**The exercise**
Restate the data below word for word. Skip any images it contains.

---------- Supplied data

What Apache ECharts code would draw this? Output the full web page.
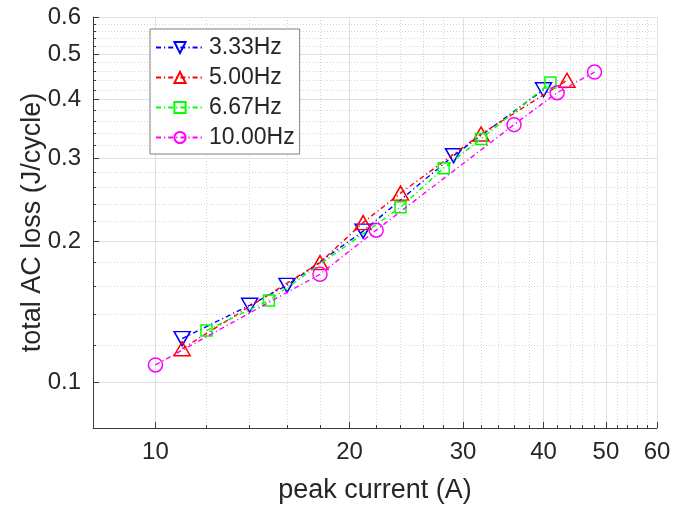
<!DOCTYPE html>
<html>
<head>
<meta charset="utf-8">
<script src="https://cdn.jsdelivr.net/npm/echarts@6/dist/echarts.min.js"></script>
<style>html,body{margin:0;padding:0;background:#fff;}#c{width:686px;height:509px;}</style>
</head>
<body>
<div id="c"></div>
<script>
// ---- data ----
const seriesNames = ['3.33Hz', '5.00Hz', '6.67Hz', '10.00Hz'];
const current333 = [11, 14, 16, 21, 29, 40];
const loss333    = [0.124, 0.146, 0.161, 0.210, 0.304, 0.420];
const current500 = [11, 18, 21, 24, 32, 43.5];
const loss500    = [0.118, 0.180, 0.219, 0.253, 0.338, 0.440];
const current667 = [12, 15, 24, 28, 32, 41];
const loss667    = [0.129, 0.1495, 0.236, 0.286, 0.330, 0.435];
const current1000 = [10, 18, 22, 36, 42, 48];
const loss1000    = [0.109, 0.170, 0.211, 0.354, 0.414, 0.458];

const xMajorTicks = [10, 20, 30, 40, 50, 60];
const xMinorTicks = [12,14,16,18, 22,24,26,28, 32,34,36,38, 42,44,46,48, 52,54,56,58];
const yMajorTicks = [0.1, 0.2, 0.3, 0.4, 0.5, 0.6];
const yMinorTicks = [0.12,0.14,0.16,0.18, 0.22,0.24,0.26,0.28, 0.32,0.34,0.36,0.38, 0.42,0.44,0.46,0.48, 0.52,0.54,0.56,0.58];
const xName = 'peak current (A)';
const yName = 'total AC loss (J/cycle)';

// ---- styles ----
const FONT = 'Liberation Sans';
const TXT = '#262626';
const AX = '#3a3a3a';
const colors = ['#0000ff', '#ff0000', '#00ff00', '#ff00ff'];
const symbols = ['path://M0,0 L10,0 L5,8.7 Z', 'path://M5,0 L10,8.7 L0,8.7 Z', 'rect', 'circle'];
const sizes = [[16, 14], [16, 14], 11, 14];
const dash = [5, 3, 1.2, 3];
const pairs = [[current333, loss333], [current500, loss500], [current667, loss667], [current1000, loss1000]];

function zip(a, b) { return a.map((v, i) => [v, b[i]]); }

const series = seriesNames.map((name, i) => ({
  name: name,
  type: 'line',
  xAxisIndex: 0,
  yAxisIndex: 0,
  data: zip(pairs[i][0], pairs[i][1]),
  symbol: symbols[i],
  symbolSize: sizes[i],
  lineStyle: { color: colors[i], width: 1.4, type: dash },
  itemStyle: { color: 'rgba(255,255,255,0)', borderColor: colors[i], borderWidth: 1.5 },
  emphasis: { disabled: true },
  z: 3 + i
}));

const grid = { left: 93, top: 17, width: 564, height: 415, containLabel: false };

const option = {
  animation: false,
  backgroundColor: '#ffffff',
  grid: grid,
  legend: {
    orient: 'vertical',
    left: 150, top: 29,
    padding: [7, 5, 5, 5],
    itemGap: 7,
    itemWidth: 48,
    itemHeight: 14,
    backgroundColor: '#ffffff',
    borderColor: '#7f7f7f',
    borderWidth: 1,
    borderRadius: 0,
    textStyle: { fontFamily: FONT, fontSize: 23, color: TXT },
    data: seriesNames
  },
  xAxis: [
    {
      type: 'log', logBase: 10, min: 8, max: 60, position: 'bottom',
      name: xName, nameLocation: 'middle', nameGap: 49,
      nameTextStyle: { fontFamily: FONT, fontSize: 27, color: TXT },
      axisLine: { show: true, lineStyle: { color: AX, width: 1 } },
      axisTick: { show: true, inside: true, length: 6, customValues: xMajorTicks, lineStyle: { color: AX } },
      axisLabel: { show: true, customValues: xMajorTicks, margin: 12, fontFamily: FONT, fontSize: 24, color: TXT },
      splitLine: { show: true, lineStyle: { color: '#e0e0e0', width: 1, type: 'solid' } },
      minorTick: { show: false }, minorSplitLine: { show: false }
    },
    {
      type: 'log', logBase: 10, min: 8, max: 60, position: 'bottom', offset: 0,
      axisLine: { show: false },
      axisTick: { show: true, inside: true, length: 3, customValues: xMinorTicks, lineStyle: { color: AX } },
      axisLabel: { show: false },
      splitLine: { show: true, lineStyle: { color: '#d4d4d4', width: 1, type: [1, 2] } }
    }
  ],
  yAxis: [
    {
      type: 'log', logBase: 10, min: 0.08, max: 0.6, position: 'left',
      name: yName, nameLocation: 'middle', nameGap: 47, nameMoveOverlap: false,
      nameTextStyle: { fontFamily: FONT, fontSize: 27, color: TXT },
      axisLine: { show: true, lineStyle: { color: AX, width: 1 } },
      axisTick: { show: true, inside: true, length: 6, customValues: yMajorTicks, lineStyle: { color: AX } },
      axisLabel: { show: true, customValues: yMajorTicks, margin: 12, fontFamily: FONT, fontSize: 24, color: TXT,
                   formatter: v => String(Math.round(v * 10) / 10) },
      splitLine: { show: true, lineStyle: { color: '#e0e0e0', width: 1, type: 'solid' } },
      minorTick: { show: false }, minorSplitLine: { show: false }
    },
    {
      type: 'log', logBase: 10, min: 0.08, max: 0.6, position: 'left', offset: 0,
      axisLine: { show: false },
      axisTick: { show: true, inside: true, length: 3, customValues: yMinorTicks, lineStyle: { color: AX } },
      axisLabel: { show: false },
      splitLine: { show: true, lineStyle: { color: '#d4d4d4', width: 1, type: [1, 2] } }
    }
  ],
  series: series
};

const chart = echarts.init(document.getElementById('c'), null, { renderer: 'canvas' });
chart.setOption(option);
</script>
</body>
</html>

--------------------

**Response to this task**
What Apache ECharts code would draw this? Output the full web page.
<!DOCTYPE html>
<html>
<head>
<meta charset="utf-8">
<script src="https://cdn.jsdelivr.net/npm/echarts@6/dist/echarts.min.js"></script>
<style>html,body{margin:0;padding:0;background:#fff;}#c{width:686px;height:509px;}</style>
</head>
<body>
<div id="c"></div>
<script>
// ---- data ----
const seriesNames = ['3.33Hz', '5.00Hz', '6.67Hz', '10.00Hz'];
const current333 = [11, 14, 16, 21, 29, 40];
const loss333    = [0.124, 0.146, 0.161, 0.210, 0.304, 0.420];
const current500 = [11, 18, 21, 24, 32, 43.5];
const loss500    = [0.118, 0.180, 0.219, 0.253, 0.338, 0.440];
const current667 = [12, 15, 24, 28, 32, 41];
const loss667    = [0.129, 0.1495, 0.236, 0.286, 0.330, 0.435];
const current1000 = [10, 18, 22, 36, 42, 48];
const loss1000    = [0.109, 0.170, 0.211, 0.354, 0.414, 0.458];

const xMajorTicks = [10, 20, 30, 40, 50, 60];
const xMinorTicks = [12,14,16,18, 22,24,26,28, 32,34,36,38, 42,44,46,48, 52,54,56,58];
const yMajorTicks = [0.1, 0.2, 0.3, 0.4, 0.5, 0.6];
const yMinorTicks = [0.12,0.14,0.16,0.18, 0.22,0.24,0.26,0.28, 0.32,0.34,0.36,0.38, 0.42,0.44,0.46,0.48, 0.52,0.54,0.56,0.58];
const xName = 'peak current (A)';
const yName = 'total AC loss (J/cycle)';

// ---- styles ----
const FONT = 'Liberation Sans';
const TXT = '#262626';
const AX = '#3a3a3a';
const colors = ['#0000ff', '#ff0000', '#00ff00', '#ff00ff'];
const symbols = ['path://M0,0 L10,0 L5,8.7 Z', 'path://M5,0 L10,8.7 L0,8.7 Z', 'rect', 'circle'];
const sizes = [[16, 14], [16, 14], 11, 14];
const dash = [5, 3, 1.2, 3];
const pairs = [[current333, loss333], [current500, loss500], [current667, loss667], [current1000, loss1000]];

function zip(a, b) { return a.map((v, i) => [v, b[i]]); }

const series = seriesNames.map((name, i) => ({
  name: name,
  type: 'line',
  xAxisIndex: 0,
  yAxisIndex: 0,
  data: zip(pairs[i][0], pairs[i][1]),
  symbol: symbols[i],
  symbolSize: sizes[i],
  lineStyle: { color: colors[i], width: 1.4, type: dash },
  itemStyle: { color: 'rgba(255,255,255,0)', borderColor: colors[i], borderWidth: 1.5 },
  emphasis: { disabled: true },
  z: 3 + i
}));

const grid = { left: 93, top: 17, width: 564, height: 415, containLabel: false };

const option = {
  animation: false,
  backgroundColor: '#ffffff',
  grid: grid,
  legend: {
    orient: 'vertical',
    left: 150, top: 29,
    padding: [7, 5, 5, 5],
    itemGap: 7,
    itemWidth: 48,
    itemHeight: 14,
    backgroundColor: '#ffffff',
    borderColor: '#7f7f7f',
    borderWidth: 1,
    borderRadius: 0,
    textStyle: { fontFamily: FONT, fontSize: 23, color: TXT },
    data: seriesNames
  },
  xAxis: [
    {
      type: 'log', logBase: 10, min: 8, max: 60, position: 'bottom',
      name: xName, nameLocation: 'middle', nameGap: 49,
      nameTextStyle: { fontFamily: FONT, fontSize: 27, color: TXT },
      axisLine: { show: true, lineStyle: { color: AX, width: 1 } },
      axisTick: { show: true, inside: true, length: 6, customValues: xMajorTicks, lineStyle: { color: AX } },
      axisLabel: { show: true, customValues: xMajorTicks, margin: 12, fontFamily: FONT, fontSize: 24, color: TXT },
      splitLine: { show: true, lineStyle: { color: '#e0e0e0', width: 1, type: 'solid' } },
      minorTick: { show: false }, minorSplitLine: { show: false }
    },
    {
      type: 'log', logBase: 10, min: 8, max: 60, position: 'bottom', offset: 0,
      axisLine: { show: false },
      axisTick: { show: true, inside: true, length: 3, customValues: xMinorTicks, lineStyle: { color: AX } },
      axisLabel: { show: false },
      splitLine: { show: true, lineStyle: { color: '#d4d4d4', width: 1, type: [1, 2] } }
    }
  ],
  yAxis: [
    {
      type: 'log', logBase: 10, min: 0.08, max: 0.6, position: 'left',
      name: yName, nameLocation: 'middle', nameGap: 47, nameMoveOverlap: false,
      nameTextStyle: { fontFamily: FONT, fontSize: 27, color: TXT },
      axisLine: { show: true, lineStyle: { color: AX, width: 1 } },
      axisTick: { show: true, inside: true, length: 6, customValues: yMajorTicks, lineStyle: { color: AX } },
      axisLabel: { show: true, customValues: yMajorTicks, margin: 12, fontFamily: FONT, fontSize: 24, color: TXT,
                   formatter: v => String(Math.round(v * 10) / 10) },
      splitLine: { show: true, lineStyle: { color: '#e0e0e0', width: 1, type: 'solid' } },
      minorTick: { show: false }, minorSplitLine: { show: false }
    },
    {
      type: 'log', logBase: 10, min: 0.08, max: 0.6, position: 'left', offset: 0,
      axisLine: { show: false },
      axisTick: { show: true, inside: true, length: 3, customValues: yMinorTicks, lineStyle: { color: AX } },
      axisLabel: { show: false },
      splitLine: { show: true, lineStyle: { color: '#d4d4d4', width: 1, type: [1, 2] } }
    }
  ],
  series: series
};

const chart = echarts.init(document.getElementById('c'), null, { renderer: 'canvas' });
chart.setOption(option);
</script>
</body>
</html>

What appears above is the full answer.